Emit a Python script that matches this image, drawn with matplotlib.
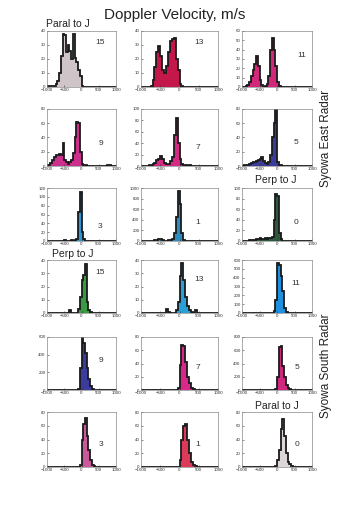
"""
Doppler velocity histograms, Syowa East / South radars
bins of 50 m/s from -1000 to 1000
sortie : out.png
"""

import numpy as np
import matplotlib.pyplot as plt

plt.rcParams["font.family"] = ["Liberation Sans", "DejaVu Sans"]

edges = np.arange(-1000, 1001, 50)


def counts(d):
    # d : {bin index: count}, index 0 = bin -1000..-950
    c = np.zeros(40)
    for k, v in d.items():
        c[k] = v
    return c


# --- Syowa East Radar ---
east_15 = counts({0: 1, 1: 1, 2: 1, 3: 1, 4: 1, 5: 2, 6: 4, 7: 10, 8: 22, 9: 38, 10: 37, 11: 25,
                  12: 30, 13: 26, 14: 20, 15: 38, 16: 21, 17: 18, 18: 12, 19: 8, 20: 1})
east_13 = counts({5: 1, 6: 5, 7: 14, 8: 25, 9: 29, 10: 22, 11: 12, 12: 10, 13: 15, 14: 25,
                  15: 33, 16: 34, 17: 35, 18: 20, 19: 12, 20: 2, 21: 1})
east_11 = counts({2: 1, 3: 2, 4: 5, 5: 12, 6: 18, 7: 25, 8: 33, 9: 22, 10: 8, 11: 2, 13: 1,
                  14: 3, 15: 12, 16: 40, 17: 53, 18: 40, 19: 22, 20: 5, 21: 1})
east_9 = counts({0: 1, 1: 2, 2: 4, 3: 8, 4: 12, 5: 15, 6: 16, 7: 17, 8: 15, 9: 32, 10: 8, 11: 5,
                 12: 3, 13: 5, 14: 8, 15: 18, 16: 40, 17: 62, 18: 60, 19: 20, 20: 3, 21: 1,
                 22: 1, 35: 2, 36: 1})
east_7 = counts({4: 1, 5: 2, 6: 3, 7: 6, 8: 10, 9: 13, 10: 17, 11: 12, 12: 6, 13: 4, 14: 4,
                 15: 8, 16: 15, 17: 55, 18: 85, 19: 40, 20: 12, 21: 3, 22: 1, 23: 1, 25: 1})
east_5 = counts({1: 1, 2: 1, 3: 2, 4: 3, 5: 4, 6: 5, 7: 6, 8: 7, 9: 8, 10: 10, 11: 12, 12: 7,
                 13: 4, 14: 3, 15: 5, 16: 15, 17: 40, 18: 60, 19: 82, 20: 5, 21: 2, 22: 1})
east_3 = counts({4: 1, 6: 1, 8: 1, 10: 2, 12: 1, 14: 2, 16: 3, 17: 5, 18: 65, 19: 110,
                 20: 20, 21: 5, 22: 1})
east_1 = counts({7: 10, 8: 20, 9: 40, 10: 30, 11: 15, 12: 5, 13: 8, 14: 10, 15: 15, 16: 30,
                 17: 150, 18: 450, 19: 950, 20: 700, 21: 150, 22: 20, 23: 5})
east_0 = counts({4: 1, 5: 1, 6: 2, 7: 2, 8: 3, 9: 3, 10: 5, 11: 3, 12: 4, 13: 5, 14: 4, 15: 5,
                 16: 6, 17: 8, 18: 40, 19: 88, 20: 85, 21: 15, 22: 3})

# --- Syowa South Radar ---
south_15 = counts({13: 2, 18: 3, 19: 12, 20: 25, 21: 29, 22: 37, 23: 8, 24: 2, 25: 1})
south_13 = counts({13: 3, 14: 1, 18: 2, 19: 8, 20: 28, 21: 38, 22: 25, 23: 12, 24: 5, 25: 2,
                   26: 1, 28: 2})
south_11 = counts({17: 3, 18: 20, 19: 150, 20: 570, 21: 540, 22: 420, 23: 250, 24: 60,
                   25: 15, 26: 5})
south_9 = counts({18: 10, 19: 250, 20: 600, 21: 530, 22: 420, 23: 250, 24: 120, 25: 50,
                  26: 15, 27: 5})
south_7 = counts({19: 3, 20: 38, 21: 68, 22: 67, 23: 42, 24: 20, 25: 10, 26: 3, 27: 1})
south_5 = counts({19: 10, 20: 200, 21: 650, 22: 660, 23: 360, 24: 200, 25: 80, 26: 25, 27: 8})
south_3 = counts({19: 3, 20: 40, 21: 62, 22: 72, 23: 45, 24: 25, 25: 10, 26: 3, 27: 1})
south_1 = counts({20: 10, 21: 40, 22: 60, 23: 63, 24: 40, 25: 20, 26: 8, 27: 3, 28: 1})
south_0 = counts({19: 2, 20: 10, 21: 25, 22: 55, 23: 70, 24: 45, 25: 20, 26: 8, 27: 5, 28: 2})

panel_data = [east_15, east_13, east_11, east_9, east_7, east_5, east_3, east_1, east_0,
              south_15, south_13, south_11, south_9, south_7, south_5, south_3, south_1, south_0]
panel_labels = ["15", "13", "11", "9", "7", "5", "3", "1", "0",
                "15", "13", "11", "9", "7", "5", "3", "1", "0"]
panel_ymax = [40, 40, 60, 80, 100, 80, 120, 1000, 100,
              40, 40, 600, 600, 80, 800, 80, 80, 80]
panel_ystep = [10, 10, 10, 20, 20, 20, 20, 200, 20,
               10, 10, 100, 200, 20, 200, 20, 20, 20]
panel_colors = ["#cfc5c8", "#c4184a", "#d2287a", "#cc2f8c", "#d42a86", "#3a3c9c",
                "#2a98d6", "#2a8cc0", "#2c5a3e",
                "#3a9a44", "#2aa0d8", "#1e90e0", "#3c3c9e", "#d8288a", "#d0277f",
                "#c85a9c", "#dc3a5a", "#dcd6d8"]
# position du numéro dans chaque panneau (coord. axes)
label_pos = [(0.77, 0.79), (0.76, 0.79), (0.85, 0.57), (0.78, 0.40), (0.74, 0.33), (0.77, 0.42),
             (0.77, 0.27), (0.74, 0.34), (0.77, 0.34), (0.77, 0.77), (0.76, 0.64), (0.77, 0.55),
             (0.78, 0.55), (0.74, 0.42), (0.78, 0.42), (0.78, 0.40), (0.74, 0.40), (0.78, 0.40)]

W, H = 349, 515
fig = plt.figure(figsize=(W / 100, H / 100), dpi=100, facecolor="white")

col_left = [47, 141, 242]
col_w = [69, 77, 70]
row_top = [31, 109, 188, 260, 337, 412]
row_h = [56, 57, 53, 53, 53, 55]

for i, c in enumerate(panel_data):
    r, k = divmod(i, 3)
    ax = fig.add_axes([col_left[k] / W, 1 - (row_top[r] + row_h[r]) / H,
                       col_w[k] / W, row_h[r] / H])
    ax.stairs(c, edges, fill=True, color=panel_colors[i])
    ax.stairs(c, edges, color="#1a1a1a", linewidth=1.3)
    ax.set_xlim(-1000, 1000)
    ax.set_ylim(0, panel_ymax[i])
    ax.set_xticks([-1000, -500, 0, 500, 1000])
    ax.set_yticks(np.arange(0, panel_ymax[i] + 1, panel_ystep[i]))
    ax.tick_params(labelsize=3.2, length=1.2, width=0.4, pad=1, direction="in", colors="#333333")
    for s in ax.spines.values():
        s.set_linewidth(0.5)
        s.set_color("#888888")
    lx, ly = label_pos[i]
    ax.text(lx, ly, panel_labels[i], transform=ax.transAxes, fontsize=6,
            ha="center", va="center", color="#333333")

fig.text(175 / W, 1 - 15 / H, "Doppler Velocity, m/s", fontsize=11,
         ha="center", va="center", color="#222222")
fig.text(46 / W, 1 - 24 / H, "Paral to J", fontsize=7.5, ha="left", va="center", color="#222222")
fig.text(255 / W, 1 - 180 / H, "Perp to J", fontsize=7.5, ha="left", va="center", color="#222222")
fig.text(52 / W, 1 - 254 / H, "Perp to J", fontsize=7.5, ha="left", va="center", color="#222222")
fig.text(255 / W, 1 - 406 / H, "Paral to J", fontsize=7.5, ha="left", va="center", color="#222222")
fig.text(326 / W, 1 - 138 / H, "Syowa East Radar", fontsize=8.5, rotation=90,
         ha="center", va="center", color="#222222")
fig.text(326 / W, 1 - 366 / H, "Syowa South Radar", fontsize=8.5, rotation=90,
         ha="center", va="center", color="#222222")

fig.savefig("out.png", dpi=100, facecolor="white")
+++
Quote, exactly and only, the lines from the first line of the data above through the line containing "import matplotlib.pyplot as plt". The pictures do not belong in it.

Emit a Python script that matches this image, drawn with matplotlib.
"""
Doppler velocity histograms, Syowa East / South radars
bins of 50 m/s from -1000 to 1000
sortie : out.png
"""

import numpy as np
import matplotlib.pyplot as plt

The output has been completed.